In May 2016, the Ministry of Housing, Communities and Local Government (MHCLG) consulted on extending the Fair Deal 2013 guidance to include the outsourcing of local authority functions. Following a public consultation, the initial proposals have been abandoned and a new consultation paper, Local Government Pension Scheme: Fair Deal – Strengthening pension protection, was published on 10 January 2019. The new consultation paper, which includes draft regulations, proposes applying a modified version of Fair Deal to these processes.

If brought into effect in their current form, the draft Local Government Pension Scheme (Amendment) Regulations 2019 (‘the draft Regulations’) would require an LGPS employer involved in a compulsory transfer to ensure that ‘protected employees’ are given continued access to LGPS instead of either LGPS or a broadly comparable scheme. Such a move would be welcomed by employees who would benefit from and be reassured by continued membership of the same pension scheme.  It also reflects the more general shift by employers who have often found that the costs and responsibilities of providing broadly comparable pensions in the private sector have become increasingly difficult to manage.  The new rules would, like Fair Deal, also apply to retendering exercises where the employer, even if it wins the tender, has previously used a broadly comparable scheme.

The draft Regulations also extend the concept of ‘deemed employer’ status. Under the MHCLG’s proposals, when an employee is transferred from a Fair Deal employer to an independent service provider, their former employer can choose to remain a deemed employer for the transferred employees. This is already available in some circumstances, but the changes would extend this to a wider group of employers, including those in the private sector.  This would mean that the original employer could retain the majority of the scheme responsibilities (including funding and exit costs risks).
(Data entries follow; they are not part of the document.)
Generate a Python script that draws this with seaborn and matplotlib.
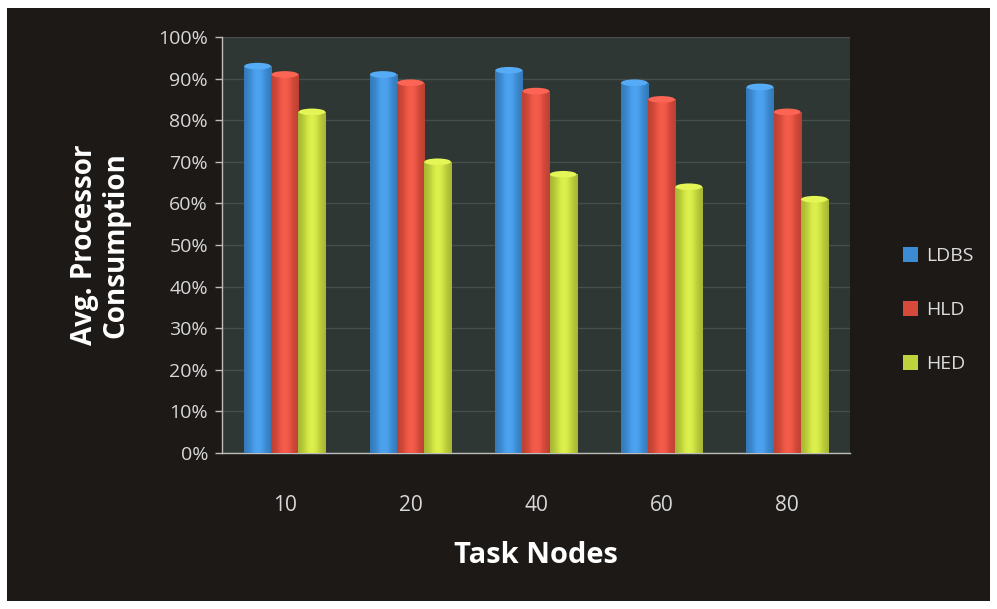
import numpy as np
import pandas as pd
import matplotlib
matplotlib.use("Agg")
import matplotlib.pyplot as plt
from matplotlib.patches import Rectangle, Ellipse
from matplotlib.colors import to_rgb
import seaborn as sns

# Average processor consumption (%) per scheduling scheme
task_nodes = ["10", "20", "40", "60", "80"]
ldbs = [93, 91, 92, 89, 88]
hld = [91, 89, 87, 85, 82]
hed = [82, 70, 67, 64, 61]
series_names = ["LDBS", "HLD", "HED"]
series_colors = ["#3d8bd2", "#d64a3b", "#bfd13c"]
y_ticks = [0, 10, 20, 30, 40, 50, 60, 70, 80, 90, 100]

df = pd.DataFrame({
    "Task Nodes": task_nodes * 3,
    "value": ldbs + hld + hed,
    "scheme": sum([[n] * len(task_nodes) for n in series_names], []),
})

sns.set_theme(style="dark")
plt.rcParams["font.family"] = ["Open Sans", "DejaVu Sans"]

W, H = 997, 609
fig = plt.figure(figsize=(W / 100, H / 100), dpi=100, facecolor="white")
# dark slide background inside a thin white margin
fig.patches.append(Rectangle((7 / W, 8 / H), (990 - 7) / W, (601 - 8) / H,
                             transform=fig.transFigure, facecolor="#1d1917",
                             edgecolor="none", zorder=-10))

ax = fig.add_axes([222 / W, 1 - 453 / H, (850 - 222) / W, (453 - 37) / H])
ax.set_facecolor("#2f3734")

palette = dict(zip(series_names, series_colors))
sns.barplot(data=df, x="Task Nodes", y="value", hue="scheme", order=task_nodes,
            hue_order=series_names, palette=palette, width=0.65, dodge=True,
            saturation=1, ax=ax, legend=False, zorder=3, linewidth=0)

# soft cylinder shading on each bar
xs = np.linspace(0, 1, 64)
shade = 0.85 + 0.25 * np.sin(np.pi * (0.1 + 0.8 * xs)) ** 2
for patch in list(ax.patches):
    x0, y0 = patch.get_x(), patch.get_y()
    w, h = patch.get_width(), patch.get_height()
    base = np.array(to_rgb(patch.get_facecolor()))
    img = np.clip(base[None, :] * shade[:, None] + np.clip(shade[:, None] - 1, 0, 1) * 0.4, 0, 1)
    img = img[None, :, :]
    im = ax.imshow(img, extent=[x0, x0 + w, y0, y0 + h], aspect="auto", zorder=4,
                   interpolation="bilinear")
    im.set_clip_path(patch)
    top_color = np.clip(base * 1.08 + 0.08, 0, 1)
    ax.add_patch(Ellipse((x0 + w / 2, y0 + h), w * 0.98, 1.6, facecolor=top_color,
                         edgecolor="none", zorder=5))

ax.set_xlim(-0.5, len(task_nodes) - 0.5)
ax.set_ylim(0, 100)

ax.set_yticks(y_ticks)
ax.set_yticklabels([f"{t}%" for t in y_ticks])
ax.yaxis.grid(True, color="#454f4a", linewidth=1.0, zorder=0)
ax.xaxis.grid(False)
ax.set_axisbelow(True)

ax.set_xticks(np.arange(-0.5, len(task_nodes), 1.0), minor=True)
ax.tick_params(axis="x", which="minor", length=5, color="#bdbdbd", width=1,
               direction="out")
ax.tick_params(axis="x", which="major", length=0, pad=30, labelsize=15,
               labelcolor="#d8d8d8")
ax.tick_params(axis="y", length=5, color="#bdbdbd", width=1, labelsize=14,
               labelcolor="#d8d8d8", pad=5, left=True)

for side in ["top", "right"]:
    ax.spines[side].set_visible(False)
for side in ["left", "bottom"]:
    ax.spines[side].set_visible(True)
    ax.spines[side].set_color("#bdbdbd")
    ax.spines[side].set_linewidth(1)

ax.set_xlabel("Task Nodes", fontsize=21, fontweight="bold", color="white",
              labelpad=18)
ax.set_ylabel("Avg. Processor\nConsumption", fontsize=20, fontweight="bold",
              color="white", labelpad=20, linespacing=1.1)

# legend
handles = [Rectangle((0, 0), 1, 1, facecolor=c, edgecolor="none") for c in series_colors]
fig.legend(handles, series_names, loc="center left",
           bbox_to_anchor=(885 / W, 1 - 310 / H), frameon=False,
           fontsize=14, labelcolor="#dcdcdc", handlelength=0.8, handleheight=0.8,
           handletextpad=0.4, labelspacing=1.85)

fig.savefig("out.png", dpi=100, facecolor=fig.get_facecolor())
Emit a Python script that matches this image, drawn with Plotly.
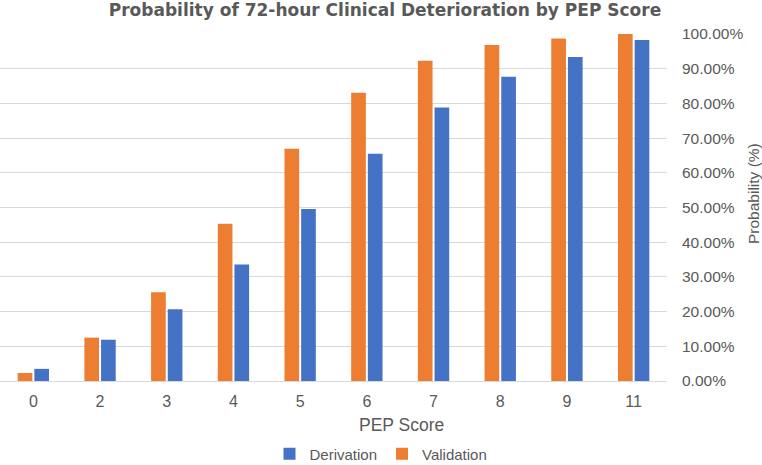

This will provide contracting parties with the benefit of a ‘pass through’ approach while enabling flexibility for negotiations around price and risk sharing. Moreover, ‘deemed employer’ status boasts administrative advantages in that local authorities could consolidate their contributions, reduce their actuarial valuations, and avoid backdating admission agreements.

Under existing regulations, when the last active member of certain, usually commercial LGPS scheme leaves membership, even if the commercial contract is continuing, an exit payment (a sum intended to cover the costs of the employer’s pension liability) is usually due to the LGPS fund. Where an LGPS scheme employer is merged with or taken over by another organisation, this exit payment can be unintentionally triggered. The draft Regulations propose that in such circumstances, pension liability automatically transfers to the successor body. If that successor body is also an LGPS employer with active members, all assets and liabilities must be combined thereby avoiding crystallisation of the pension debt.

If your organisation is affected by these proposals but does not intend to submit a consultation response, Philip Woolham is preparing Bevan Brittan’s submissions and would be happy to discuss incorporating your views. The consultation will run until Thursday 4 April 2019.

Proposed overhaul of NHS senior leadership requirements

In the latest development to arise as a knock-on effect of the Francis Report, Tom Kark QC has published his review of the ‘fit and proper person test’ for senior leaders in health and social care.  The Kark Review includes seven recommendations and, of those, the government has accepted in principle to:

  • set up a central database of information about the qualifications, previous employment and performance of directors
  • make new competency standards to help people know what to expect of senior managers.

The remaining recommendations will be considered later this year, as part of a review led by  Baroness Harding, chair of NHS Improvement.